*Short exercise*
Retype exactly what appears below from the line containing "Give me the TikZ source for this diagram." down to the line containing "(a6) at (490,678.5)", keeping both end lines. Do not include pictures.

*The input*
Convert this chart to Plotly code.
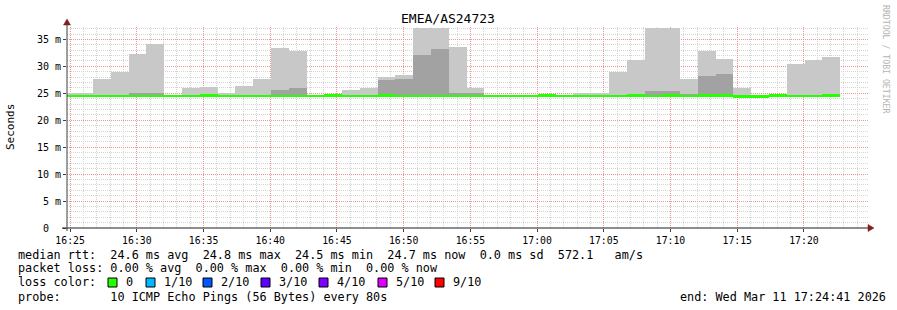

---

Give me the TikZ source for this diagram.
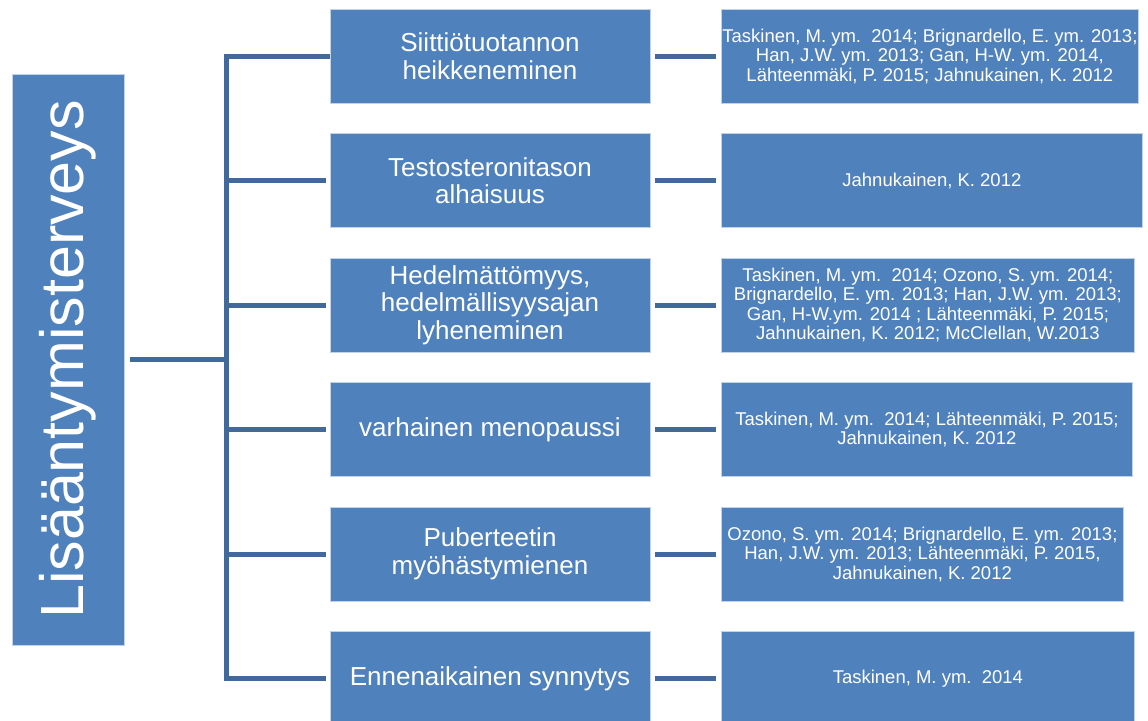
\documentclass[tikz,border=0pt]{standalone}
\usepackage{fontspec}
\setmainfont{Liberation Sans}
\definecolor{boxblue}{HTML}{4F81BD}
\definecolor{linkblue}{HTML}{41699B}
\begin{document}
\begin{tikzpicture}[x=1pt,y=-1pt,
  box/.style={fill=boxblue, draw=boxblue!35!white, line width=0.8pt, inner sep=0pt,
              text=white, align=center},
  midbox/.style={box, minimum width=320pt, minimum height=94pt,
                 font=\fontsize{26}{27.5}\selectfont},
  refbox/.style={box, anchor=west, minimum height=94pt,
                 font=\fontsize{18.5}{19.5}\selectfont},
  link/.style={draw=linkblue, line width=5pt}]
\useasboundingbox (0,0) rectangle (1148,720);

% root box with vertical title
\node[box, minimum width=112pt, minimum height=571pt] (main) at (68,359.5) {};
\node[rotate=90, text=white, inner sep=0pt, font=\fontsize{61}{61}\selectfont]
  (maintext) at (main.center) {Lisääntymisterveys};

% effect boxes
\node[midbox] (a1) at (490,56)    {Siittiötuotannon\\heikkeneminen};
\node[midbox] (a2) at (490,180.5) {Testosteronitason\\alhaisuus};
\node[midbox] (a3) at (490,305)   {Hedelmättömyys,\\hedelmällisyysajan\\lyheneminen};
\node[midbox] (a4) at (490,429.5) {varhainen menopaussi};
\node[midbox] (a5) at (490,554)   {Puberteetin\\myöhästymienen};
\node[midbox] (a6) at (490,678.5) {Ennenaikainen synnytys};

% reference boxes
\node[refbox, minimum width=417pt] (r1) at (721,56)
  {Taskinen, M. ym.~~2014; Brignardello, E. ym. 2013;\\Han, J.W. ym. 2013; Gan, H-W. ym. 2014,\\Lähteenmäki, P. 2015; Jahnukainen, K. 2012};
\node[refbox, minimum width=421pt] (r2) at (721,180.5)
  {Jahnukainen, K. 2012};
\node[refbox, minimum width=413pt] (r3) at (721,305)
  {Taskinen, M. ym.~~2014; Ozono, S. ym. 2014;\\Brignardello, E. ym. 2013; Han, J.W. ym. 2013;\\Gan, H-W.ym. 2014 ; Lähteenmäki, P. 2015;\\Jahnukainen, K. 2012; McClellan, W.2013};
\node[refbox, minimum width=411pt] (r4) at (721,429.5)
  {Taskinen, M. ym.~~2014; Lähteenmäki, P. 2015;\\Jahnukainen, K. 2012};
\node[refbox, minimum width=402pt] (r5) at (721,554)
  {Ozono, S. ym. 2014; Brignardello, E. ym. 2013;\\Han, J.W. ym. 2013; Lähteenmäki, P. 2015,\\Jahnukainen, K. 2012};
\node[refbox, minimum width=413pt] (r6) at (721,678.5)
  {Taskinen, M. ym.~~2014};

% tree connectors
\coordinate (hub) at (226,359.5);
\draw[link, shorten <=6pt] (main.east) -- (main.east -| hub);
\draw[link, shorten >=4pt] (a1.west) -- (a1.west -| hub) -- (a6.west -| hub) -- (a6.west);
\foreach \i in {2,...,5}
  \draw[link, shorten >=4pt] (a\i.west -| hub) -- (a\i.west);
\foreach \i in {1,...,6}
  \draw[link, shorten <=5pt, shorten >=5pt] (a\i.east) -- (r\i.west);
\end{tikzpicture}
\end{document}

*Solution*
Give me the TikZ source for this diagram.
\documentclass[tikz,border=0pt]{standalone}
\usepackage{fontspec}
\setmainfont{Liberation Sans}
\definecolor{boxblue}{HTML}{4F81BD}
\definecolor{linkblue}{HTML}{41699B}
\begin{document}
\begin{tikzpicture}[x=1pt,y=-1pt,
  box/.style={fill=boxblue, draw=boxblue!35!white, line width=0.8pt, inner sep=0pt,
              text=white, align=center},
  midbox/.style={box, minimum width=320pt, minimum height=94pt,
                 font=\fontsize{26}{27.5}\selectfont},
  refbox/.style={box, anchor=west, minimum height=94pt,
                 font=\fontsize{18.5}{19.5}\selectfont},
  link/.style={draw=linkblue, line width=5pt}]
\useasboundingbox (0,0) rectangle (1148,720);

% root box with vertical title
\node[box, minimum width=112pt, minimum height=571pt] (main) at (68,359.5) {};
\node[rotate=90, text=white, inner sep=0pt, font=\fontsize{61}{61}\selectfont]
  (maintext) at (main.center) {Lisääntymisterveys};

% effect boxes
\node[midbox] (a1) at (490,56)    {Siittiötuotannon\\heikkeneminen};
\node[midbox] (a2) at (490,180.5) {Testosteronitason\\alhaisuus};
\node[midbox] (a3) at (490,305)   {Hedelmättömyys,\\hedelmällisyysajan\\lyheneminen};
\node[midbox] (a4) at (490,429.5) {varhainen menopaussi};
\node[midbox] (a5) at (490,554)   {Puberteetin\\myöhästymienen};
\node[midbox] (a6) at (490,678.5) {Ennenaikainen synnytys};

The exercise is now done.